Val D'Aran

The Val d'Aran (Catalan: Vall d'Aran ; Spanish: Valle de Arán ), sometimes referred to as the Aran Valley in English, is a valley (620.47 km²) in the Pyrenees mountains and a comarca (county) in the northwestern part of the province of Lleida, in Catalonia, northern Spain. Most of the valley constitutes the only part of Spain, and of Catalonia, on the north face of the Pyrenees, hence the only part of Catalonia whose waters drain into the Atlantic Ocean. The region is characterized by an Atlantic climate, due to its peculiar orientation, which is different from other valleys in Catalonia. As of 2001, most people in the Val d'Aran spoke Spanish (38.78%) as their native language, followed by Aranese (34.19%), then Catalan (19.45%) with 7.56% having a different native language. Speakers of languages other than the local Aranese are typically people born outside the valley, or their children.

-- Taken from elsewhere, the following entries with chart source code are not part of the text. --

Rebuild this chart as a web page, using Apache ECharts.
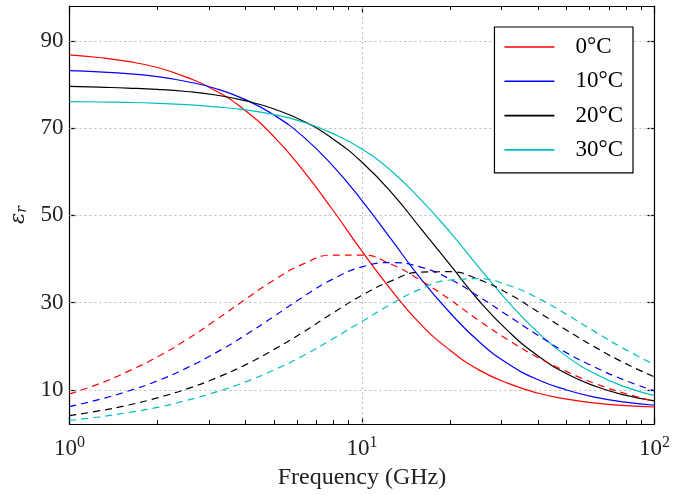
<!DOCTYPE html>
<html>
<head>
<meta charset="utf-8">
<script src="https://cdn.jsdelivr.net/npm/echarts@6/dist/echarts.min.js"></script>
<style>
  html, body { margin: 0; padding: 0; background: #fff; }
  #chart { width: 673px; height: 495px; }
</style>
</head>
<body>
<div id="chart"></div>
<script>
// frequency samples (GHz), log spaced
var freqs = [1, 1.26, 1.58, 2.0, 2.51, 3.16, 3.98, 5.01, 6.31, 7.94, 10, 12.6, 15.8, 20.0, 25.1, 31.6, 39.8, 50.1, 63.1, 79.4, 100];

// real part (solid)
var real0  = [86.8, 86.2, 85.3, 83.9, 81.7, 78.6, 74.1, 68.0, 60.2, 51.3, 41.8, 32.9, 25.2, 19.1, 14.6, 11.5, 9.3, 7.9, 7.0, 6.4, 6.1];
var real10 = [83.2, 82.9, 82.5, 81.8, 80.7, 79.1, 76.6, 73.0, 68.0, 61.4, 53.4, 44.5, 35.7, 27.7, 21.1, 16.0, 12.4, 10.0, 8.3, 7.2, 6.5];
var real20 = [79.6, 79.4, 79.2, 78.9, 78.4, 77.6, 76.3, 74.4, 71.6, 67.6, 62.2, 55.3, 47.2, 38.7, 30.5, 23.5, 17.9, 13.7, 10.8, 8.8, 7.5];
var real30 = [76.1, 76.0, 75.9, 75.7, 75.4, 74.9, 74.2, 73.1, 71.4, 68.8, 65.2, 60.2, 53.8, 46.2, 38.1, 30.2, 23.3, 17.7, 13.6, 10.7, 8.7];

// imaginary part (dashed)
var imag0  = [9.1, 11.4, 14.2, 17.6, 21.5, 26.0, 30.7, 35.2, 38.9, 40.9, 40.9, 38.8, 35.2, 30.7, 25.9, 21.5, 17.5, 14.2, 11.4, 9.2, 7.4];
var imag10 = [6.2, 7.8, 9.7, 12.1, 15.0, 18.5, 22.5, 26.9, 31.4, 35.4, 38.2, 39.2, 38.2, 35.4, 31.4, 27.0, 22.6, 18.5, 15.1, 12.2, 9.8];
var imag20 = [4.1, 5.2, 6.5, 8.2, 10.2, 12.7, 15.7, 19.3, 23.3, 27.6, 31.7, 35.0, 37.0, 37.1, 35.3, 32.1, 28.0, 23.7, 19.7, 16.1, 13.0];
var imag30 = [3.0, 3.8, 4.8, 6.0, 7.6, 9.5, 11.8, 14.6, 17.9, 21.7, 25.7, 29.7, 33.1, 35.2, 35.5, 34.0, 31.1, 27.3, 23.2, 19.3, 15.8];

var tempNames = ['0°C', '10°C', '20°C', '30°C'];
var colors = ['#ff0000', '#0000ff', '#000000', '#00bfbf'];
var realSets = [real0, real10, real20, real30];
var imagSets = [imag0, imag10, imag20, imag30];

var yTicks = [10, 30, 50, 70, 90];
var xMajor = [1, 10, 100];
var xMinor = [2, 3, 4, 5, 6, 7, 8, 9, 20, 30, 40, 50, 60, 70, 80, 90];

function pairs(vals) {
    return freqs.map(function (f, i) { return [f, vals[i]]; });
}

var chart = echarts.init(document.getElementById('chart'));

var series = [];
realSets.forEach(function (vals, i) {
    series.push({
        name: tempNames[i],
        type: 'line',
        data: pairs(vals),
        smooth: true,
        symbol: 'none',
        lineStyle: {color: colors[i], width: 1.2},
        itemStyle: {color: colors[i]},
        z: 3
    });
});
imagSets.forEach(function (vals, i) {
    series.push({
        name: tempNames[i] + ' imag',
        type: 'line',
        data: pairs(vals),
        smooth: true,
        symbol: 'none',
        lineStyle: {color: colors[i], width: 1.2, type: [7, 5]},
        itemStyle: {color: colors[i]},
        z: 3
    });
});
// dotted grid through the axis scales
series[0].markLine = {
    silent: true,
    symbol: ['none', 'none'],
    label: {show: false},
    lineStyle: {color: '#bbbbbb', width: 1, type: [2, 3]},
    z: 1,
    data: yTicks.map(function (v) { return {yAxis: v}; }).concat([{xAxis: 10}])
};

var xBase = {
    type: 'log',
    logBase: 10,
    min: 1,
    max: 100,
    splitLine: {show: false},
    minorTick: {show: false}
};
var yBase = {
    type: 'value',
    min: 2.2,
    max: 98,
    splitLine: {show: false}
};
var serif = 'Liberation Serif';

var option = {
    animation: false,
    backgroundColor: '#fff',
    grid: {left: 66, right: 16, top: 6, bottom: 71},
    legend: {
        data: tempNames.map(function (n) { return {name: n, icon: 'rect'}; }),
        orient: 'vertical',
        right: 40,
        top: 27,
        padding: [8.5, 10, 11.5, 10],
        itemWidth: 50,
        itemHeight: 1.6,
        itemGap: 11.3,
        backgroundColor: '#fff',
        borderColor: '#000',
        borderWidth: 1.2,
        textStyle: {fontFamily: serif, fontSize: 23, color: '#000', padding: [0, 0, 0, 16]}
    },
    xAxis: [
        Object.assign({}, xBase, {
            position: 'bottom',
            name: 'Frequency (GHz)',
            nameLocation: 'middle',
            nameGap: 41,
            nameTextStyle: {fontFamily: serif, fontSize: 24, color: '#222'},
            axisLine: {lineStyle: {color: '#000', width: 1.2}},
            axisTick: {inside: true, length: 7, customValues: xMajor, lineStyle: {color: '#000', width: 1.2}},
            axisLabel: {
                customValues: xMajor,
                margin: 11,
                formatter: function (v) {
                    return '{b|10}{s|' + Math.round(Math.log10(v)) + '}';
                },
                rich: {
                    b: {fontFamily: serif, fontSize: 23, color: '#222'},
                    s: {fontFamily: serif, fontSize: 16, color: '#222', padding: [0, 0, 12, 0]}
                }
            }
        }),
        Object.assign({}, xBase, {
            position: 'bottom',
            axisLine: {show: false},
            axisTick: {inside: true, length: 4, customValues: xMinor, lineStyle: {color: '#000', width: 1}},
            axisLabel: {show: false}
        }),
        Object.assign({}, xBase, {
            position: 'top',
            axisLine: {lineStyle: {color: '#000', width: 1.2}},
            axisTick: {inside: true, length: 7, customValues: xMajor, lineStyle: {color: '#000', width: 1.2}},
            axisLabel: {show: false}
        }),
        Object.assign({}, xBase, {
            position: 'top',
            axisLine: {show: false},
            axisTick: {inside: true, length: 4, customValues: xMinor, lineStyle: {color: '#000', width: 1}},
            axisLabel: {show: false}
        })
    ],
    yAxis: [
        Object.assign({}, yBase, {
            position: 'left',
            name: '{e|ε}{r|r}',
            nameLocation: 'middle',
            nameRotate: 90,
            nameGap: 38,
            nameTextStyle: {
                rich: {
                    e: {fontFamily: 'DejaVu Serif', fontStyle: 'italic', fontSize: 21, color: '#222'},
                    r: {fontFamily: 'DejaVu Serif', fontStyle: 'italic', fontSize: 14, color: '#222', padding: [8, 0, 0, 0]}
                }
            },
            axisLine: {show: true, lineStyle: {color: '#000', width: 1.2}},
            axisTick: {show: true, inside: true, length: 7, customValues: yTicks, lineStyle: {color: '#000', width: 1.2}},
            axisLabel: {customValues: yTicks, margin: 6, fontFamily: serif, fontSize: 23, color: '#222'}
        }),
        Object.assign({}, yBase, {
            position: 'right',
            axisLine: {show: true, lineStyle: {color: '#000', width: 1.2}},
            axisTick: {show: true, inside: true, length: 7, customValues: yTicks, lineStyle: {color: '#000', width: 1.2}},
            axisLabel: {show: false}
        })
    ],
    series: series
};

chart.setOption(option);
</script>
</body>
</html>
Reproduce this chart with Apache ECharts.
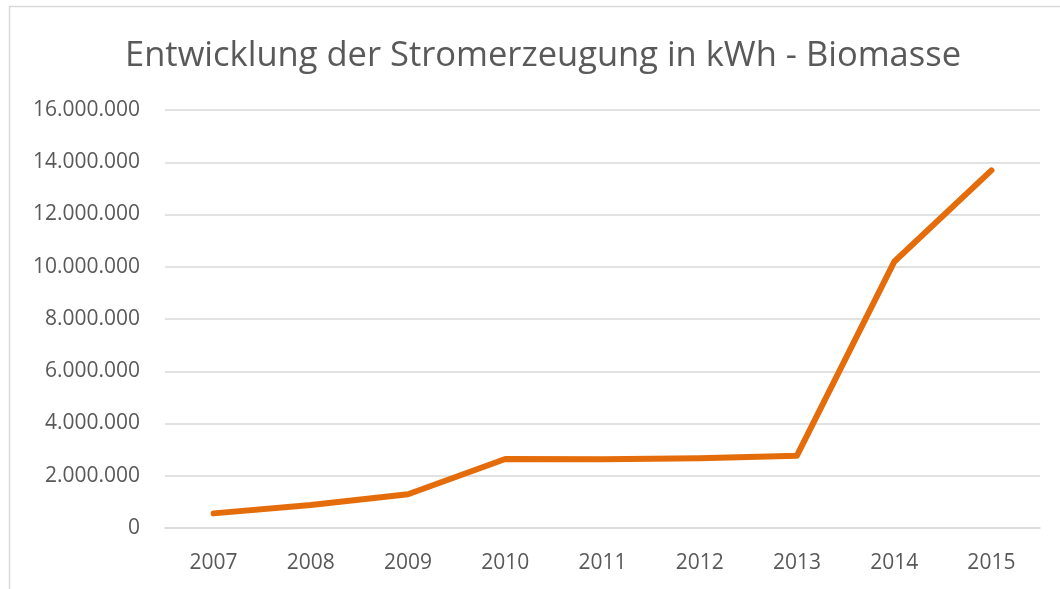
<!DOCTYPE html>
<html>
<head>
<meta charset="utf-8">
<script src="https://cdn.jsdelivr.net/npm/echarts@6/dist/echarts.min.js"></script>
<style>
  html, body { margin: 0; padding: 0; background: #fff; }
  #chart { width: 1060px; height: 589px; }
</style>
</head>
<body>
<div id="chart"></div>
<script>
const TITLE = 'Entwicklung der Stromerzeugung in kWh - Biomasse';
const years = ['2007', '2008', '2009', '2010', '2011', '2012', '2013', '2014', '2015'];
const biomasse = [560000, 880000, 1290000, 2640000, 2630000, 2670000, 2770000, 10190000, 13690000];

const TEXT_COLOR = '#595959';
const GRID_COLOR = '#d9d9d9';
const LINE_COLOR = '#e46c0a';
const FONT = '"Open Sans", sans-serif';

function formatGerman(value) {
  return String(Math.round(value)).replace(/\B(?=(\d{3})+(?!\d))/g, '.');
}

const chart = echarts.init(document.getElementById('chart'), null, { renderer: 'canvas' });

chart.setOption({
  animation: false,
  backgroundColor: '#fff',
  title: {
    text: TITLE,
    left: 120,
    top: 34,
    textStyle: {
      color: TEXT_COLOR,
      fontFamily: FONT,
      fontSize: 34.5,
      fontWeight: 'normal',
    },
  },
  graphic: [
    {
      type: 'rect',
      silent: true,
      shape: { x: 9.5, y: 6.5, width: 1100, height: 700 },
      style: { fill: 'none', stroke: GRID_COLOR, lineWidth: 1.5 },
    },
  ],
  grid: {
    left: 165,
    right: 20,
    top: 110,
    bottom: 61,
    containLabel: false,
  },
  xAxis: {
    type: 'category',
    data: years,
    boundaryGap: true,
    axisLine: { show: true, lineStyle: { color: GRID_COLOR, width: 1.5 } },
    axisTick: { show: false },
    axisLabel: {
      color: TEXT_COLOR,
      fontFamily: FONT,
      fontSize: 21,
      margin: 25,
    },
  },
  yAxis: {
    type: 'value',
    min: 0,
    max: 16000000,
    interval: 2000000,
    axisLine: { show: false },
    axisTick: { show: false },
    axisLabel: {
      color: TEXT_COLOR,
      fontFamily: FONT,
      fontSize: 21,
      margin: 25,
      formatter: formatGerman,
    },
    splitLine: { show: true, lineStyle: { color: GRID_COLOR, width: 1.5 } },
  },
  series: [
    {
      name: 'Biomasse',
      type: 'line',
      data: biomasse,
      showSymbol: false,
      symbol: 'none',
      lineStyle: { color: LINE_COLOR, width: 6, cap: 'round', join: 'round' },
    },
  ],
});
</script>
</body>
</html>
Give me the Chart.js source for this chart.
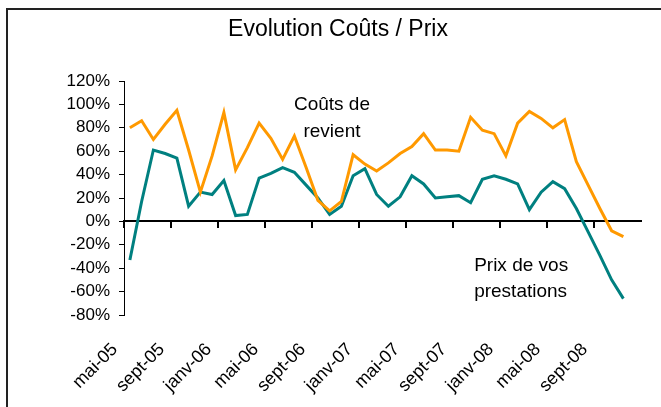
<!DOCTYPE html>
<html>
<head>
<meta charset="utf-8">
<script src="https://cdn.jsdelivr.net/npm/chart.js@4/dist/chart.umd.min.js"></script>
<style>
  html, body { margin: 0; padding: 0; background: #fff; }
  #wrap { position: relative; width: 661px; height: 407px; overflow: hidden; }
  #frame { position: absolute; left: 6px; top: 8px; width: 700px; height: 420px;
           border-left: 2px solid #222; border-top: 2px solid #222; box-sizing: border-box; pointer-events: none; }
  canvas { position: absolute; left: 0; top: 0; }
</style>
</head>
<body>
<div id="wrap">
  <div id="frame"></div>
  <canvas id="c" width="661" height="407"></canvas>
</div>
<script>
const months = [
  'mai-05','juin-05','juil-05','août-05','sept-05','oct-05','nov-05','déc-05',
  'janv-06','févr-06','mars-06','avr-06','mai-06','juin-06','juil-06','août-06','sept-06','oct-06','nov-06','déc-06',
  'janv-07','févr-07','mars-07','avr-07','mai-07','juin-07','juil-07','août-07','sept-07','oct-07','nov-07','déc-07',
  'janv-08','févr-08','mars-08','avr-08','mai-08','juin-08','juil-08','août-08','sept-08','oct-08','nov-08','déc-08'
];
const coutsDeRevient = [80, 86, 70, 83, 95, 61, 25, 56, 93, 44, 63, 84, 71, 53, 73, 46, 18, 9, 17, 57, 49, 43, 50, 58,
  64, 75, 61, 61, 60, 89, 78, 75, 56, 84, 94, 88, 80, 87, 51, 31, 11, -8, -13, null];
const prixPrestations = [-33, 17, 61, 58, 54, 13, 25, 23, 35, 5, 6, 37, 41, 46, 42, 31, 20, 6, 13, 39, 45, 23, 13, 21,
  39, 32, 20, 21, 22, 16, 36, 39, 36, 32, 10, 25, 34, 28, 11, -9, -29, -50, -66, null];
const yTicks = [-80, -60, -40, -20, 0, 20, 40, 60, 80, 100, 120];
const titleText = 'Evolution Coûts / Prix';
const noteCouts = ['Coûts de', 'revient'];
const notePrix = ['Prix de vos', 'prestations'];

const FONT = "'Liberation Sans', Arial, sans-serif";

const notesPlugin = {
  id: 'notes',
  afterDatasetsDraw(chart) {
    const ctx = chart.ctx, x = chart.scales.x, y = chart.scales.y;
    ctx.save();
    ctx.fillStyle = '#000';
    ctx.font = '19px ' + FONT;
    ctx.textBaseline = 'middle';
    ctx.textAlign = 'center';
    const cx = x.getPixelForValue(17.2);
    ctx.fillText(noteCouts[0], cx, y.getPixelForValue(100));
    ctx.fillText(noteCouts[1], cx, y.getPixelForValue(77));
    ctx.textAlign = 'left';
    const px = x.getPixelForValue(29.3);
    ctx.fillText(notePrix[0], px, y.getPixelForValue(-38));
    ctx.fillText(notePrix[1], px, y.getPixelForValue(-60));
    ctx.restore();
  }
};

new Chart(document.getElementById('c'), {
  type: 'line',
  data: {
    labels: months,
    datasets: [
      { label: 'Coûts de revient', data: coutsDeRevient, borderColor: '#FF9900', backgroundColor: '#FF9900',
        borderWidth: 3, pointRadius: 0, tension: 0, xAxisID: 'x', yAxisID: 'y' },
      { label: 'Prix de vos prestations', data: prixPrestations, borderColor: '#008080', backgroundColor: '#008080',
        borderWidth: 3, pointRadius: 0, tension: 0, xAxisID: 'x', yAxisID: 'y' }
    ]
  },
  options: {
    responsive: false,
    devicePixelRatio: 1,
    animation: false,
    layout: { padding: { left: 35, right: 20, top: 0, bottom: 0 } },
    plugins: {
      legend: { display: false },
      tooltip: { enabled: false },
      title: { display: true, text: titleText, color: '#000',
        font: { family: FONT, size: 23, weight: 'normal' }, padding: { top: 16.2, bottom: 37.2 } }
    },
    scales: {
      x: {
        type: 'category', position: 'bottom', offset: true,
        grid: { display: false }, border: { display: false },
        ticks: { autoSkip: false, minRotation: 45, maxRotation: 45, color: '#000', padding: 16, labelOffset: -15,
          font: { family: FONT, size: 18 },
          callback: function (v, i) { return i % 4 === 0 ? months[i] : ''; } },
        afterFit(s) { s.height = 92; s.paddingRight = 0; s.paddingLeft = 0; }
      },
      x2: {
        type: 'category', position: { y: 0 }, offset: true,
        grid: { offset: true, drawOnChartArea: false, drawTicks: true, tickLength: 6,
          color: (c) => (c.index % 4 === 0 ? '#000' : 'rgba(0,0,0,0)'), lineWidth: 2 },
        border: { display: true, color: '#000', width: 2 },
        ticks: { display: false, autoSkip: false }
      },
      y: {
        type: 'linear', position: 'left', min: -80, max: 120,
        afterBuildTicks(s) { s.ticks = yTicks.map(v => ({ value: v })); },
        grid: { drawOnChartArea: false, drawTicks: true, tickLength: 5, color: '#000', lineWidth: 1 },
        border: { display: true, color: '#000', width: 1 },
        ticks: { color: '#000', padding: 9, font: { family: FONT, size: 17 },
          callback: (v) => v + '%' },
        afterFit(s) { s.width = 89; }
      }
    }
  },
  plugins: [notesPlugin]
});
</script>
</body>
</html>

The Val d'Aran borders France on the north, the Spanish Autonomous Community of Aragon to the west and the Catalan comarques of Alta Ribagorça to the south and Pallars Sobirà to the east. The capital of the comarca is Vielha, with 3,692 inhabitants (1996). The entire population of the valley is about 7,130 (1996). The Garonne river passes through the Val d'Aran after rising on the Saburedo Cirque and receiving the water of the Joèu river (from the slopes of nearby Pic Aneto and passing underground at the Forau de Aigualluts). It then reappears in the Val dera Artiga as a resurgence and flows into the Val d'Aran which is one of the highest valleys of the Pyrenees. The Noguera Pallaresa, with its head only a hundred meters from that of the Garona, flows the other way, toward the Mediterranean.

The Val d'Aran used to be without direct communication with the south side of the mountains during winter, until the construction of the Vielha tunnel, opened in 1948. On October 3, 1949, Spanish Communist Party guerrillas tried to force the fall of Spanish government bursting into the valley and controlling some villages until October 27, 1949.